Nastała wiosna – realizacja marzeń czas start


Z niecierpliwością i ogromnymi obawami wiązanymi z ostatnimi miesiącami, czekałam na nadejście wiosny.

Przeprowadzka do nowego miasta na okres jesienno- zimowy, to nie lada wyzwanie.

Mój sezonowy biznes i nowe przedsięwzięcia, które potrzebują czasu na rozruch nie były gwarancją, że sobie w tym zimowym czasie poradzę na tyle, by czuć od razu stabilizacje. Sądzę, że jeszcze trochę czasu może minąć jakkolwiek do tej stabilizacji dojdę, ale na tyle dużo tematów jest dla mnie kluczowych i na tyle równocześnie staram się je wdrażać, aby mieć pewność, że buduje stabilne podstawy, aby nie rozpadły się jak domek z kart, jak to miało miejsce w działaniach przy mojej pierwszej firmie., o czym nie raz pisałam i mówiłam na kanale youtube.

W każdym roku wiosna to dla mnie początek na realizację kolejnych marzeń. To bowiem z wiosną nastaje u mnie duża ilość pracy, zleceń i tym samym możliwość wdrażania nowych przedsięwzięć.
Mimo, że o swoich marzeniach nie mówię od lat, bo jak się później okazuje, to wszyscy nagle mają takie same marzenia i je realizują (bo czyjeś marzenia łatwiej się realizuje niż własne), to ja mam uczucie ukłucia w sercu, czemu ktoś podkrada mi marzenia, a ja tak długo muszę czekać na ich realizacje.

Teraz o marzeniach nie mówię, ale pracuję nad tym aby je robić. Są na tyle duże, że gdyby nie moje całkowite życiowe zmiany, możliwe, że nigdy nie miałyby możliwości spełnienia.
W tej chwili wiem że się spełnią.

Zmiana życia, zmieniła mnie. Całkowicie, bez wątpienia i wreszcie powróciłam do bycia tą samą Anią, którą byłam przed wieloma laty – jeszcze w liceum.

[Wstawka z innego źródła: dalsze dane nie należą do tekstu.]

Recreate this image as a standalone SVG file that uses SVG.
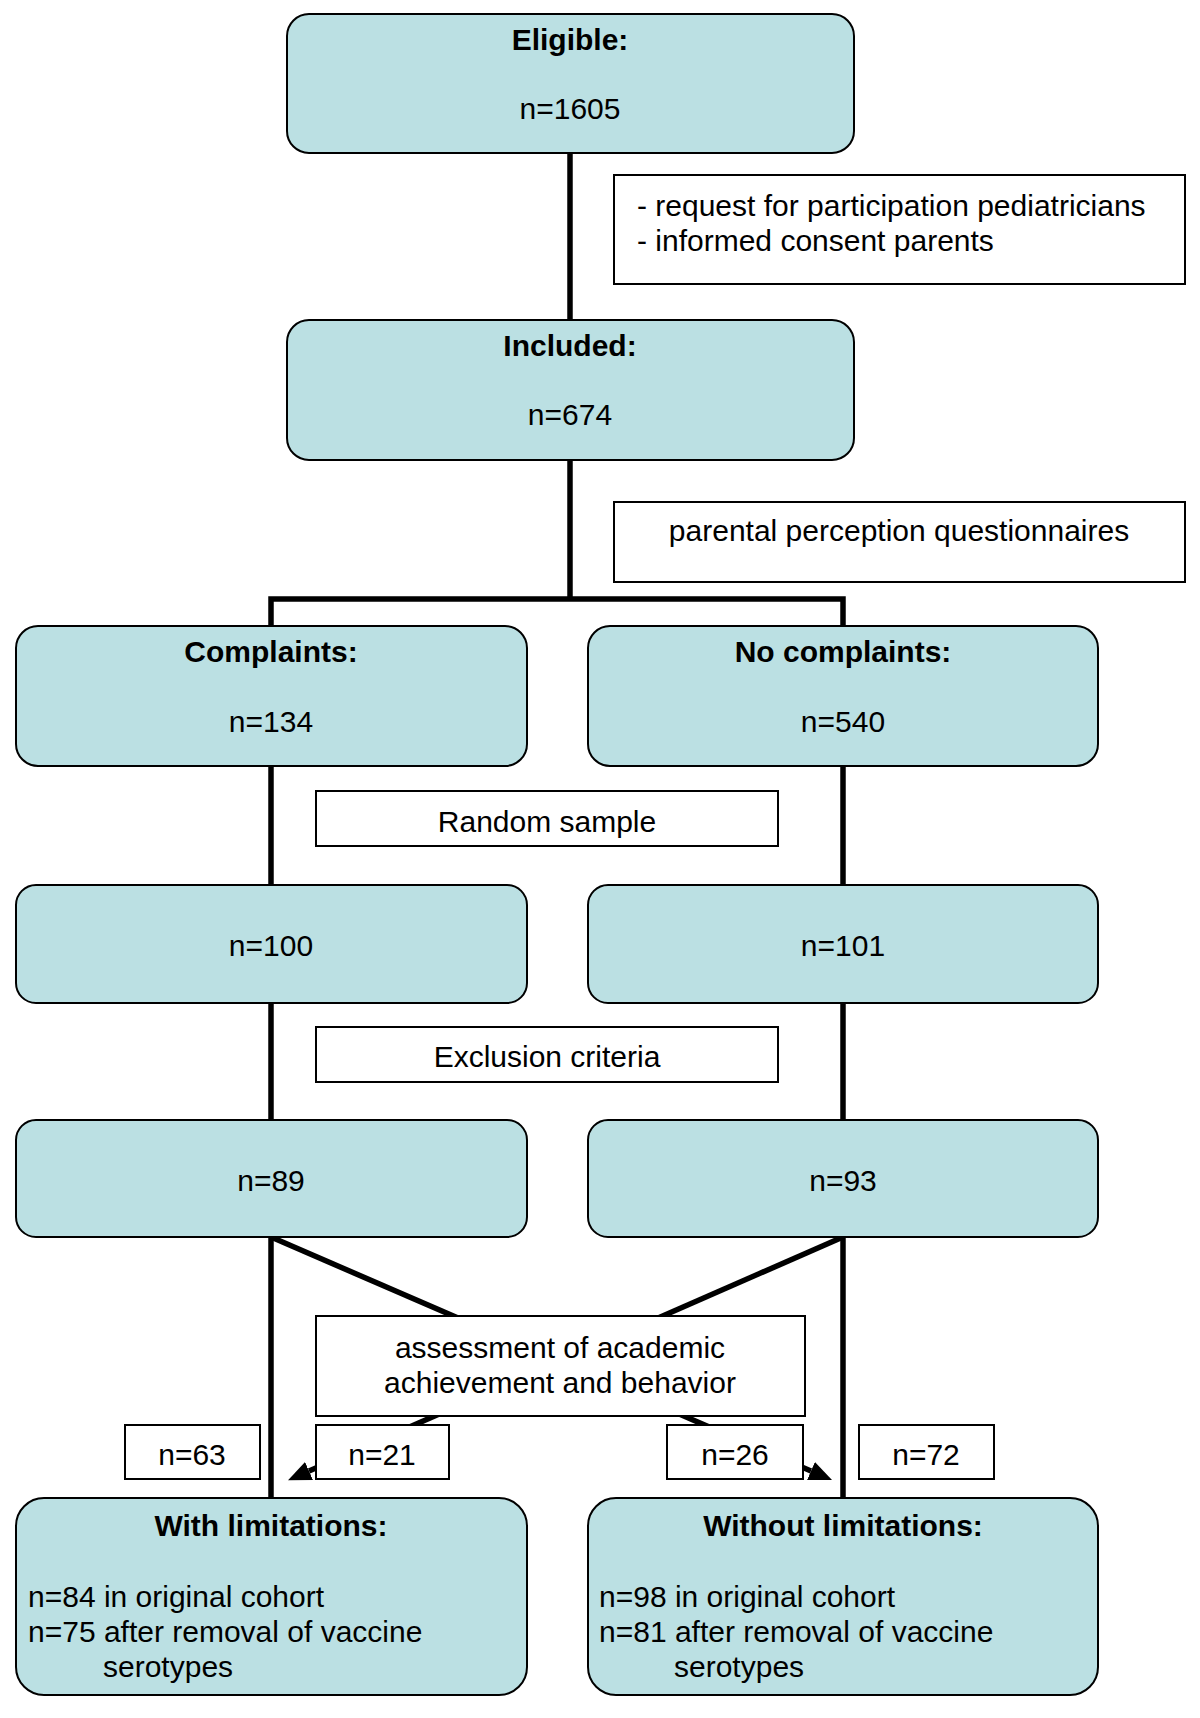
<svg xmlns="http://www.w3.org/2000/svg" width="1200" height="1718" viewBox="0 0 1200 1718">
<style>
text{font-family:"Liberation Sans",Arial,sans-serif;font-size:30px;fill:#000}
.b{font-weight:bold}
.c{text-anchor:middle}
.node{fill:#bbe0e3;stroke:#000;stroke-width:2}
.note{fill:#fff;stroke:#000;stroke-width:2}
.con{stroke:#000;stroke-width:5.5;fill:none}
</style>
<defs>
<marker id="ah" markerUnits="userSpaceOnUse" markerWidth="24" markerHeight="24" refX="0" refY="9" orient="auto" viewBox="0 0 22 18">
<path d="M0,0 L21,9 L0,18 z" fill="#000"/>
</marker>
</defs>
<rect width="1200" height="1718" fill="#fff"/>
<g id="connectors">
<line class="con" x1="570" y1="153" x2="570" y2="320"/>
<polyline class="con" points="570,460 570,599"/>
<polyline class="con" points="271,626 271,599 843,599 843,626"/>
<line class="con" x1="271" y1="766" x2="271" y2="885"/>
<line class="con" x1="843" y1="766" x2="843" y2="885"/>
<line class="con" x1="271" y1="1003" x2="271" y2="1120"/>
<line class="con" x1="843" y1="1003" x2="843" y2="1120"/>
<line class="con" x1="271" y1="1237" x2="271" y2="1498"/>
<line class="con" x1="843" y1="1237" x2="843" y2="1498"/>
<line class="con" x1="271" y1="1237" x2="811" y2="1471" marker-end="url(#ah)"/>
<line class="con" x1="843" y1="1237" x2="309" y2="1471" marker-end="url(#ah)"/>
</g>
<g id="eligible">
<rect class="node" x="287" y="14" width="567" height="139" rx="22"/>
<text class="b c" x="570" y="50">Eligible:</text>
<text class="c" x="570" y="119">n=1605</text>
</g>
<g id="note-consent">
<rect class="note" x="614" y="175" width="571" height="109"/>
<text x="637" y="216">- request for participation pediatricians</text>
<text x="637" y="251">- informed consent parents</text>
</g>
<g id="included">
<rect class="node" x="287" y="320" width="567" height="140" rx="22"/>
<text class="b c" x="570" y="356">Included:</text>
<text class="c" x="570" y="425">n=674</text>
</g>
<g id="note-questionnaire">
<rect class="note" x="614" y="502" width="571" height="80"/>
<text class="c" x="899" y="541">parental perception questionnaires</text>
</g>
<g id="complaints">
<rect class="node" x="16" y="626" width="511" height="140" rx="22"/>
<text class="b c" x="271" y="662">Complaints:</text>
<text class="c" x="271" y="732">n=134</text>
</g>
<g id="no-complaints">
<rect class="node" x="588" y="626" width="510" height="140" rx="22"/>
<text class="b c" x="843" y="662">No complaints:</text>
<text class="c" x="843" y="732">n=540</text>
</g>
<g id="random-sample">
<rect class="note" x="316" y="791" width="462" height="55"/>
<text class="c" x="547" y="832">Random sample</text>
</g>
<g id="n100">
<rect class="node" x="16" y="885" width="511" height="118" rx="20"/>
<text class="c" x="271" y="956">n=100</text>
</g>
<g id="n101">
<rect class="node" x="588" y="885" width="510" height="118" rx="20"/>
<text class="c" x="843" y="956">n=101</text>
</g>
<g id="exclusion">
<rect class="note" x="316" y="1027" width="462" height="55"/>
<text class="c" x="547" y="1067">Exclusion criteria</text>
</g>
<g id="n89">
<rect class="node" x="16" y="1120" width="511" height="117" rx="20"/>
<text class="c" x="271" y="1191">n=89</text>
</g>
<g id="n93">
<rect class="node" x="588" y="1120" width="510" height="117" rx="20"/>
<text class="c" x="843" y="1191">n=93</text>
</g>
<g id="assessment">
<rect class="note" x="316" y="1316" width="489" height="100"/>
<text class="c" x="560" y="1358">assessment of academic</text>
<text class="c" x="560" y="1393">achievement and behavior</text>
</g>
<g id="n63">
<rect class="note" x="125" y="1425" width="135" height="54"/>
<text class="c" x="192" y="1465">n=63</text>
</g>
<g id="n21">
<rect class="note" x="316" y="1425" width="133" height="54"/>
<text class="c" x="382" y="1465">n=21</text>
</g>
<g id="n26">
<rect class="note" x="667" y="1425" width="136" height="54"/>
<text class="c" x="735" y="1465">n=26</text>
</g>
<g id="n72">
<rect class="note" x="859" y="1425" width="135" height="54"/>
<text class="c" x="926" y="1465">n=72</text>
</g>
<g id="with-limitations">
<rect class="node" x="16" y="1498" width="511" height="197" rx="28"/>
<text class="b c" x="271" y="1536">With limitations:</text>
<text x="28" y="1607">n=84 in original cohort</text>
<text x="28" y="1642">n=75 after removal of vaccine</text>
<text x="103" y="1677">serotypes</text>
</g>
<g id="without-limitations">
<rect class="node" x="588" y="1498" width="510" height="197" rx="28"/>
<text class="b c" x="843" y="1536">Without limitations:</text>
<text x="599" y="1607">n=98 in original cohort</text>
<text x="599" y="1642">n=81 after removal of vaccine</text>
<text x="674" y="1677">serotypes</text>
</g>
</svg>
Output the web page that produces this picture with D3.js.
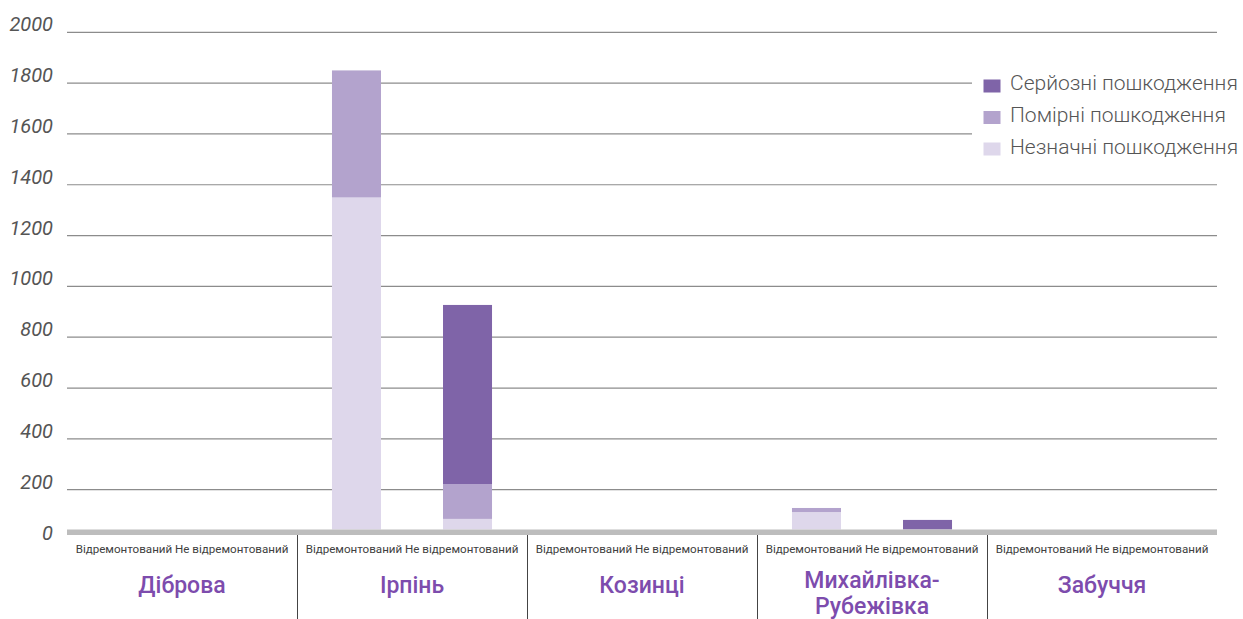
<!DOCTYPE html>
<html><head><meta charset="utf-8">
<script src="https://cdn.jsdelivr.net/npm/d3@7"></script>
<style>
html,body{margin:0;padding:0;background:#fff;}
svg{display:block;font-family:Roboto,"Noto Sans",sans-serif;}
</style></head>
<body><svg id="c" width="1243" height="619"></svg>
<script>
const villages = ["Діброва","Ірпінь","Козинці","Михайлівка-Рубежівка","Забуччя"];
const statuses = ["Відремонтований","Не відремонтований"];
const seriesNames = ["Серйозні пошкодження","Помірні пошкодження","Незначні пошкодження"];
const seriesColors = ["#7f64a8","#b3a3cd","#ded7eb"];
// values per village, [repaired, not repaired]
const minorDamage    = [[0,0],[1350,85],[0,0],[112,0],[0,0]];
const moderateDamage = [[0,0],[500,137],[0,0],[16,0],[0,0]];
const seriousDamage  = [[0,0],[0,705],[0,0],[0,81],[0,0]];
const yTicks = [0,200,400,600,800,1000,1200,1400,1600,1800,2000];

const svg = d3.select("#c");
const left = 67, right = 1217;
const y = d3.scaleLinear().domain([0,2000]).range([540.5,32.3]);
const x0 = d3.scaleBand().domain(villages).range([left,right]);
const x1 = d3.scaleBand().domain(statuses).range([0,x0.bandwidth()]).paddingInner(0.5586).paddingOuter(0.315);
const baseTop = 529.5, baseH = 5.5;

// gridlines
svg.append("g").selectAll("line").data(yTicks.filter(d=>d>0)).join("line")
  .attr("x1",left).attr("x2",right).attr("y1",d=>y(d)).attr("y2",d=>y(d))
  .attr("stroke","#8c8c8c").attr("stroke-width",1.2);
// y labels
svg.append("g").selectAll("text").data(yTicks).join("text")
  .attr("x",53).attr("y",d=>y(d)-1).attr("text-anchor","end")
  .attr("font-size",20).attr("font-style","italic").attr("fill","#555")
  .text(d=>d);

// stacked bars
const rows = [];
villages.forEach((v,i)=>statuses.forEach((s,j)=>{
  rows.push({v,s,"Незначні пошкодження":minorDamage[i][j],"Помірні пошкодження":moderateDamage[i][j],"Серйозні пошкодження":seriousDamage[i][j]});
}));
const stackKeys = ["Незначні пошкодження","Помірні пошкодження","Серйозні пошкодження"];
const stacked = d3.stack().keys(stackKeys)(rows);
const color = d3.scaleOrdinal().domain(seriesNames).range(seriesColors);
svg.append("clipPath").attr("id","plotclip").append("rect")
  .attr("x",0).attr("y",0).attr("width",1243).attr("height",baseTop);
const bars = svg.append("g").attr("clip-path","url(#plotclip)");
stacked.forEach(layer=>{
  bars.append("g").attr("fill",color(layer.key)).selectAll("rect")
    .data(layer.filter(d=>d[1]-d[0]>0)).join("rect")
    .attr("x",d=>x0(d.data.v)+x1(d.data.s))
    .attr("width",x1.bandwidth())
    .attr("y",d=>y(d[1]))
    .attr("height",d=>y(d[0])-y(d[1]));
});

// baseline band
svg.append("rect").attr("x",left).attr("y",baseTop).attr("width",right-left).attr("height",baseH).attr("fill","#bdbdbd");

// group separators
svg.append("g").selectAll("line").data(villages.slice(1)).join("line")
  .attr("x1",d=>x0(d)+0.5).attr("x2",d=>x0(d)+0.5)
  .attr("y1",baseTop+baseH).attr("y2",619)
  .attr("stroke","#444").attr("stroke-width",1);

// sub labels
svg.append("g").selectAll("text").data(villages).join("text")
  .attr("x",d=>x0(d)+x0.bandwidth()/2).attr("y",552.5)
  .attr("text-anchor","middle").attr("font-size",11.6).attr("fill","#404040")
  .text(statuses.join(" "));

// village labels
const vl = svg.append("g").selectAll("text").data(villages).join("text")
  .attr("x",d=>x0(d)+x0.bandwidth()/2)
  .attr("y",d=>d.includes("-")?588:593)
  .attr("text-anchor","middle").attr("font-size",23).attr("font-weight",500).attr("fill","#7d4cad");
vl.each(function(d){
  const t = d3.select(this);
  if(d.includes("-")){
    const parts = d.split("-");
    t.append("tspan").attr("x",x0(d)+x0.bandwidth()/2).text(parts[0]+"-");
    t.append("tspan").attr("x",x0(d)+x0.bandwidth()/2).attr("dy",26).text(parts[1]);
  } else t.text(d);
});

// legend
const lg = svg.append("g");
lg.append("rect").attr("x",972).attr("y",60).attr("width",271).attr("height",105).attr("fill","#fff");
seriesNames.forEach((n,i)=>{
  lg.append("rect").attr("x",983.5).attr("y",79.5+i*31.5).attr("width",17).attr("height",13).attr("fill",color(n));
  lg.append("text").attr("x",1010).attr("y",89.5+i*32).attr("font-size",21).attr("font-weight",300).attr("fill","#555").text(n);
});
</script></body></html>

Cieszy mnie to bardzo, bo wtedy wiedziałam, że mogę w życiu osiągnąć wszystko i mi się uda. Po prostu to czuje.

Resztę lat po liceum ( z małymi przerwami na najszczęśliwsze momenty w moim życiu) najchętniej wymazałabym całkowicie z pamięci. Aż przez 12 lat w moim życiu wydarzyło się tylko kilka chwil, zdarzeń, znajomości, wyjazdów, miejsc, niespodzianek od życia, wygranych, które będą wspomnieniami do końca życia. Całą resztę z tychże lat wymazałabym jak sen – żeby nigdy o nich nie myśleć.

Po przeprowadzce wreszcie mi się to udaje. Wreszcie otworzyłam związane łańcuchami przez innych moje skrzydła i czuje, że zacznę tu latać – w pełnym tego słowa znaczeniu.
Ja zaczynam pracować nad spełnieniem swoich marzeń i cudze opinie na temat moich, tylko moich marzeń są już dla mnie nie istotne.

A w jakim Wy punkcie w życiu teraz jesteście? Też ktoś Wam kopiuje marzenia, a Wy patrzycie na to z ukłuciem w sercu, a może wreszcie przyszedł do Was czas, że możecie spełniać marzenia każdego dnia, a może zbieracie i pracujecie nad tym aby zrealizować marzenie swojego życia i jesteście w trakcie tworzenia drogi do ich realizacji?

Jak postrzegacie obecny rok dla siebie? Spełnicie marzenia w tym roku, czy w przyszłym, bo ten potrzebujecie na przygotowania? Dajcie znać w komentarzu jak ważne są dla Was wasze marzenia? A może jakie marzenie uznajecie za najbardziej oryginalne (o jakim ktoś Wam kiedyś opowiedział)?